You cannot access your bookshelves if you are not logged in and can't see a specific user as well. So go login:

#user data
usr= input('user e-mail')
psw= input('password')

#finding form
username = driver.find_element_by_id("UsuarioEmail")
password = driver.find_element_by_id("UsuarioSenha")

#filling form
username.send_keys(usr)
password.send_keys(psw)
sleep(2)

#clicking "submit" button
driver.find_element_by_xpath('//*[@id="login-box-col02"]/form/div/div/input').click()

sleep(5)
print("Login Ok")

Then you are sent to the user's feed page, if you look at address box of the browser will see that it shows your ID account and your first name.

skoob.com.br/usuario/ID-FIRSTNAME

By clicking in your avatar you can access your bookshelf, and taking a close look, it's seems that the site, apparently, stores all their users bookshelves in just one folder indexed by user ID.

skoob.com.br/estante/livros/todos/USER_ID

So what we will do is use regular expression to collect the ID-number from the feed page.

By default, the site shows books by cover, this is not useful for us, so we need to change it to a cascade layout. We will solve this by clicking the specific button in the bookshelf page

id_number= re.findall('[0-9]+',driver.current_url)
id_number=str(id_number[0])

# url refresh 
url= "https://www.skoob.com.br/estante/livros/todos/" + id_number
driver.get(url)
driver.refresh
sleep(3)

#we need use the cascade layout to scraping the books, so:
driver.find_element_by_xpath('/html/body/div/div[2]/div[2]/div/div/div[2]/div/div[1]/a[2]').click()

print("Successful screen adjustment ")

I found that just clicking on the next button results in an infinite loop and, by now, I don't want to worry or handle it (maybe next upgrade), so I decided to calculate the number of pages that I will need to scrap.
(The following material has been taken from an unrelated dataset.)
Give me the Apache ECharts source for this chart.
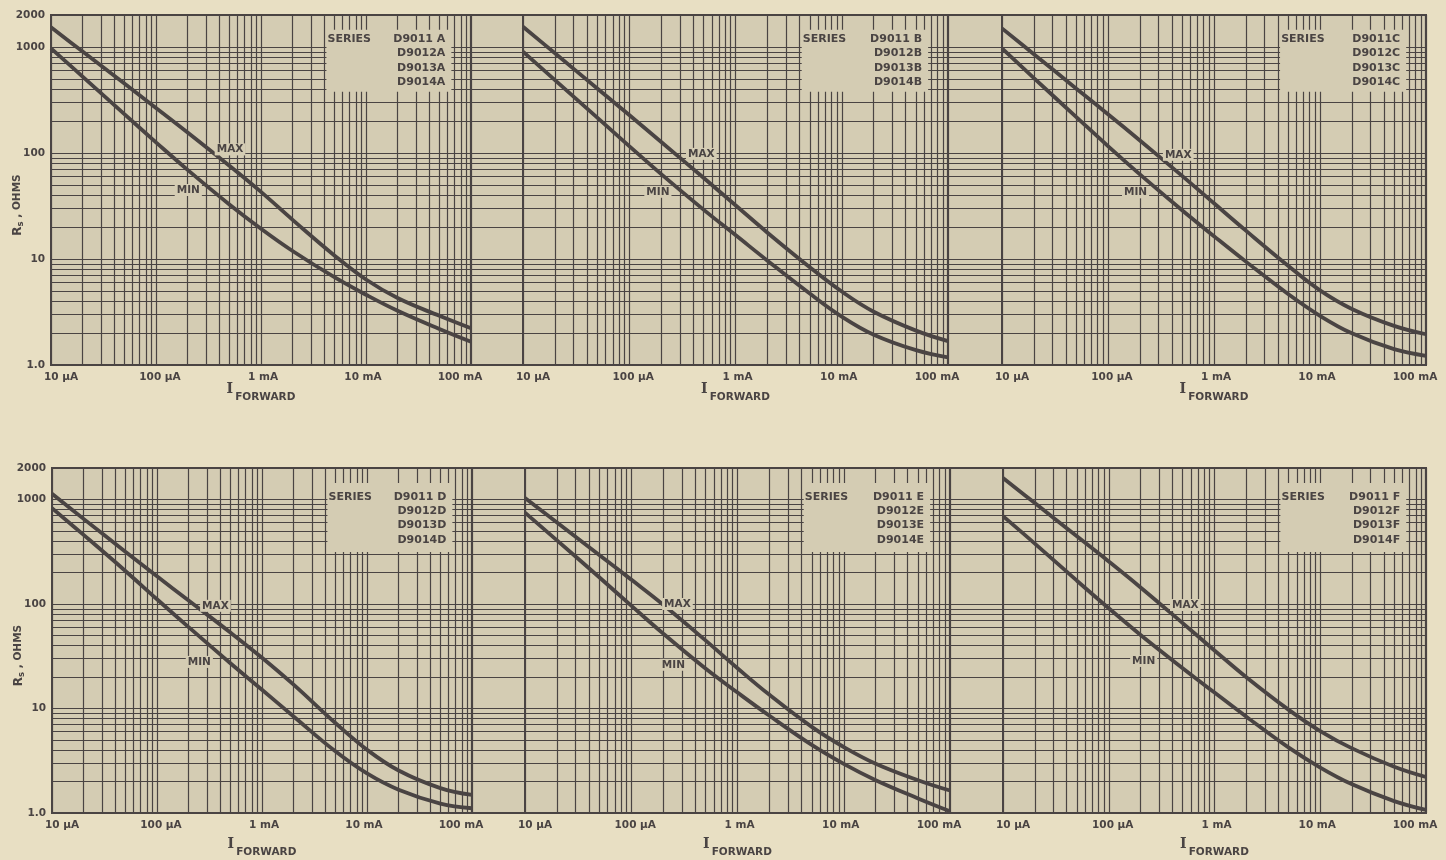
<!DOCTYPE html>
<html>
<head>
<meta charset="utf-8">
<title>Rs vs forward current</title>
<script src="https://cdn.jsdelivr.net/npm/echarts@6/dist/echarts.min.js"></script>
<style>
  html, body { margin: 0; padding: 0; background: #e8dfc3; }
  #chart { width: 1446px; height: 860px; }
</style>
</head>
<body>
<div id="chart"></div>
<script>
// forward current sample points (amps)
const currents = [1e-5, 2e-5, 5e-5, 1e-4, 2e-4, 5e-4, 1e-3, 2e-3, 5e-3, 1e-2, 2e-2, 5e-2, 1e-1];

// Rs in ohms
const maxA = [1531, 903, 451, 266, 156, 75.7, 42.9, 23.4, 10.8, 6.40, 4.28, 2.91, 2.22];
const minA = [970, 524, 232, 126, 69.3, 32.7, 19.3, 11.9, 6.73, 4.60, 3.25, 2.19, 1.66];
const maxB = [1552, 871, 406, 228, 127, 58.3, 32.1, 17.7, 8.36, 4.93, 3.18, 2.11, 1.68];
const minB = [902, 486, 215, 116, 63.1, 29.2, 16.8, 9.64, 4.72, 2.86, 1.93, 1.38, 1.18];
const maxC = [1496, 853, 406, 232, 131, 60.8, 33.5, 18.5, 8.63, 5.06, 3.38, 2.34, 1.95];
const minC = [968, 508, 219, 116, 62.8, 28.8, 16.4, 9.44, 4.67, 2.91, 1.99, 1.41, 1.22];
const maxD = [1135, 652, 316, 184, 108, 53.3, 30.6, 16.9, 7.26, 4.03, 2.55, 1.73, 1.49];
const minD = [826, 458, 207, 111, 60.1, 27.1, 15.1, 8.39, 3.89, 2.39, 1.67, 1.23, 1.11];
const maxE = [1033, 601, 294, 171, 98.4, 44.8, 24.3, 13.5, 6.67, 4.28, 2.96, 2.06, 1.64];
const minE = [748, 406, 180, 96.4, 52.0, 24.1, 14.2, 8.51, 4.48, 2.95, 2.06, 1.38, 1.04];
const maxF = [1607, 923, 444, 255, 144, 65.6, 35.9, 19.9, 9.75, 6.08, 4.15, 2.77, 2.21];
const minF = [692, 378, 167, 91.0, 50.5, 24.3, 14.2, 8.34, 4.24, 2.72, 1.88, 1.30, 1.07];

const seriesLabels = [
  'D9011 A\nD9012A\nD9013A\nD9014A',
  'D9011 B\nD9012B\nD9013B\nD9014B',
  'D9011C\nD9012C\nD9013C\nD9014C',
  'D9011 D\nD9012D\nD9013D\nD9014D',
  'D9011 E\nD9012E\nD9013E\nD9014E',
  'D9011 F\nD9012F\nD9013F\nD9014F'
];

const xTickValues = [1e-5, 1e-4, 1e-3, 1e-2, 1e-1];
const xTickLabels = ['10 µA', '100 µA', '1 mA', '10 mA', '100 mA'];
const yTickValues = [1, 10, 100, 1000, 2000];
const yTickLabels = ['1.0', '10', '100', '1000', '2000'];

// log paper rulings
const rulingSteps = [2, 3, 4, 5, 6, 7, 8, 9];
const rsDecades = [1, 10, 100];
const ifDecades = [1e-5, 1e-4, 1e-3, 1e-2];
const rsRulings = rsDecades.flatMap(d => rulingSteps.map(s => s * d)).concat([10, 100, 1000]);
const ifRulings = ifDecades.flatMap(d => rulingSteps.map(s => s * d)).concat([1e-4, 1e-3, 1e-2]);

// ---- layout (pixels / data-space anchors) ----
const sheets = [
  { left: 51, top: 15, width: 1375, height: 350 },
  { left: 52, top: 468, width: 1374, height: 345 }
];
const panels = [
  { left: 51, top: 15, width: 420, height: 350 },
  { left: 523, top: 15, width: 425, height: 350 },
  { left: 1002, top: 15, width: 424, height: 350 },
  { left: 52, top: 468, width: 420, height: 345 },
  { left: 525, top: 468, width: 425, height: 345 },
  { left: 1003, top: 468, width: 423, height: 345 }
];
const boxRows = [
  { lo: 378, hi: 1450, seriesY: 1186, partsY: 743, nameGap: 17 },
  { lo: 314, hi: 1437, seriesY: 1062, partsY: 660, nameGap: 24 }
];
const boxX = [4.2e-3, 6.5e-2];
const seriesTextX = 4.3e-3;
const partsTextX = 5.7e-2;
const maxLabelAt = [[5.07e-4, 108], [4.77e-4, 98], [4.6e-4, 96], [3.6e-4, 96], [2.72e-4, 100], [5.3e-4, 97.7]];
const minLabelAt = [[2.03e-4, 44.7], [1.86e-4, 43], [1.82e-4, 42.5], [2.53e-4, 27.9], [2.49e-4, 26.2], [2.14e-4, 28.5]];

const INK = '#4a4443';
const PAPER = '#d4ccb3';
const PAGE = '#e8dfc3';
const FONT = '"DejaVu Sans", sans-serif';

const maxData = [maxA, maxB, maxC, maxD, maxE, maxF];
const minData = [minA, minB, minC, minD, minE, minF];
const tickShift = [[0, 0, 0, 20], [0, 0, 0, 8], [0, 0, 0, 4], [0, 6, 0, 0], [0, 22, 0, 0]];

const chart = echarts.init(document.getElementById('chart'));

const grid = [], xAxis = [], yAxis = [], series = [];

sheets.forEach((s, i) => {
  grid.push({ ...s, show: true, backgroundColor: PAPER, borderColor: INK, borderWidth: 2, outerBoundsMode: 'none' });
  xAxis.push({ type: 'value', gridIndex: i, min: 0, max: 1, show: false });
  yAxis.push({ type: 'log', gridIndex: i, min: 1, max: 2000, show: false });
  series.push({
    type: 'lines', coordinateSystem: 'cartesian2d', xAxisIndex: i, yAxisIndex: i,
    z: 1, silent: true, animation: false,
    lineStyle: { color: INK, width: 1.2, opacity: 1 },
    data: rsRulings.map(v => ({ coords: [[0, v], [1, v]] }))
  });
});

const tickRich = {};
tickShift.forEach((p, i) => {
  tickRich['t' + i] = { padding: p, color: INK, fontFamily: FONT, fontSize: 10.5, fontWeight: 'bold' };
});

panels.forEach((p, k) => {
  const gi = k + 2;
  const row = k < 3 ? 0 : 1;
  const leftCol = k % 3 === 0;
  const box = boxRows[row];

  grid.push({ ...p, show: false, outerBoundsMode: 'none' });

  xAxis.push({
    type: 'log', gridIndex: gi, min: 1e-5, max: 1e-1,
    axisLine: { show: false }, axisTick: { show: false }, splitLine: { show: false },
    axisLabel: {
      show: true, customValues: xTickValues, margin: 7,
      color: INK, fontFamily: FONT, fontSize: 10.5, fontWeight: 'bold',
      formatter: v => {
        const i = Math.round(Math.log10(v)) + 5;
        return '{t' + i + '|' + xTickLabels[i] + '}';
      },
      rich: tickRich
    },
    name: '{i|I}{f|FORWARD}', nameLocation: 'middle', nameGap: box.nameGap, nameMoveOverlap: false,
    nameTextStyle: {
      rich: {
        i: { fontFamily: '"DejaVu Serif", serif', fontSize: 14, fontWeight: 'bold', color: INK, padding: [0, 2, 8, 0] },
        f: { fontFamily: FONT, fontSize: 10.5, fontWeight: 'bold', color: INK, padding: [9, 0, 0, 0] }
      }
    }
  });

  yAxis.push({
    type: 'log', gridIndex: gi, min: 1, max: 2000,
    axisLine: { show: false }, axisTick: { show: false }, splitLine: { show: false },
    axisLabel: leftCol ? {
      show: true, customValues: yTickValues, margin: 6,
      color: INK, fontFamily: FONT, fontSize: 10.5, fontWeight: 'bold',
      formatter: v => yTickLabels[yTickValues.indexOf(Math.round(v))]
    } : { show: false },
    name: leftCol ? '{r|R}{s|s}{o| , OHMS}' : '',
    nameLocation: 'middle', nameRotate: 90, nameGap: 26, nameMoveOverlap: false,
    nameTextStyle: {
      padding: [0, 30, 0, 0],
      rich: {
        r: { fontFamily: FONT, fontSize: 12, fontWeight: 'bold', color: INK },
        s: { fontFamily: FONT, fontSize: 8.5, fontWeight: 'bold', color: INK, padding: [6, 0, 0, 0] },
        o: { fontFamily: FONT, fontSize: 10.5, fontWeight: 'bold', color: INK }
      }
    }
  });

  // vertical rulings and panel edges
  series.push({
    type: 'lines', coordinateSystem: 'cartesian2d', xAxisIndex: gi, yAxisIndex: gi,
    z: 1, silent: true, animation: false,
    lineStyle: { color: INK, width: 1.2, opacity: 1 },
    data: ifRulings.map(v => ({ coords: [[v, 1], [v, 2000]] })).concat(
      [1e-5, 1e-1].map(v => ({ coords: [[v, 1], [v, 2000]], lineStyle: { width: 2.2 } }))
    )
  });

  // blank patch behind the type list
  series.push({
    type: 'custom', xAxisIndex: gi, yAxisIndex: gi, z: 3, silent: true, animation: false,
    data: [[boxX[0], box.lo, boxX[1], box.hi]],
    encode: { x: [0, 2], y: [1, 3] },
    renderItem: (params, api) => {
      const a = api.coord([api.value(0), api.value(3)]);
      const b = api.coord([api.value(2), api.value(1)]);
      return { type: 'rect', shape: { x: a[0], y: a[1], width: b[0] - a[0], height: b[1] - a[1] }, style: { fill: PAPER } };
    }
  });

  const lineOpts = {
    type: 'line', xAxisIndex: gi, yAxisIndex: gi, z: 4, showSymbol: false, symbol: 'none',
    smooth: 0.4, animation: false, silent: true,
    lineStyle: { color: INK, width: 3.8 }
  };
  series.push({ ...lineOpts, name: 'MAX', data: currents.map((c, i) => [c, maxData[k][i]]) });

  const labelBase = { show: true, color: INK, fontFamily: FONT, fontSize: 10.5, fontWeight: 'bold' };
  series.push({
    ...lineOpts, name: 'MIN', data: currents.map((c, i) => [c, minData[k][i]]),
    markPoint: {
      silent: true, animation: false, symbolSize: 0,
      data: [
        { coord: maxLabelAt[k], label: { ...labelBase, formatter: 'MAX', position: 'inside', backgroundColor: PAPER, padding: [1, 2, 0, 2] } },
        { coord: minLabelAt[k], label: { ...labelBase, formatter: 'MIN', position: 'inside', backgroundColor: PAPER, padding: [1, 2, 0, 2] } },
        { coord: [seriesTextX, box.seriesY], label: { ...labelBase, fontSize: 11, formatter: 'SERIES', position: 'right', distance: 0 } },
        { coord: [partsTextX, box.partsY], label: { ...labelBase, fontSize: 11, formatter: seriesLabels[k], position: 'left', distance: 0, align: 'right', lineHeight: 14.4 } }
      ]
    }
  });
});

chart.setOption({
  backgroundColor: PAGE,
  animation: false,
  grid, xAxis, yAxis, series
});

window.addEventListener('resize', chart.resize);
</script>
</body>
</html>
#I need to calculate the numbers of pages because just clicking on next button results on a infinite loop.
qty_books=driver.find_element_by_xpath('//*[@id="corpo"]/div/div[4]/div[2]/div[1]/div[1]/div/span[1]').text
qty_books= re.findall("[0-9]+", qty_books)
qty_pages=round(int(qty_books[0])/36)+1
qty_pages

Finally I can scrap the data that I'm looking for: Title, author and publisher. All this information is stored on a list called l_books.

#list of books
l_books=[]

#counter
qty=1


while qty<=qde_pages:
    books=driver.find_elements_by_class_name('clivro')
    for b in books:
        d=b.find_element_by_class_name('livro-conteudo')
        title= d.find_element_by_class_name('ng-binding').text
        author_editora=d.find_element_by_tag_name('p').text
        #this approach returns one string with two informations, so we go use str.split() funtion to solve. We'll use the new line character (\n) as delimiter
        author_publisher=  author_publisher.split('\n')
        #agora posso separar
        author=author_publisher[0]
        publisher= author_publisher[1]
        b_details={'title':title,'author': author,'publisher': publisher}          
        l_books.append(b_details)
    qty+=1
    # next page
    driver.find_element_by_xpath('//*[@id="corpo"]/div/div[4]/div[2]/div[1]/div[2]/ul/li[8]/a').click()
    sleep(3)

len(l_books)

Now I export the data like a CSV file

#saving the file
dict = l_books
df_books = pd.DataFrame(dict, index=None)  

arcv="my_books.csv"

df_books.to_csv(arcv)

len(df_books)

Then that's it!
I hope you enjoy it.

If is you wish, the Github repository is here

Top comments (1)

Shailesh Vasandani • Jan 1 '21

Cool program! Scraping data from online is always super fun, and given how popular the site you're scraping from is, I'd definitely recommend making it into a library or even a website that people can use to scrape their own data.

Awesome post, and thanks for sharing!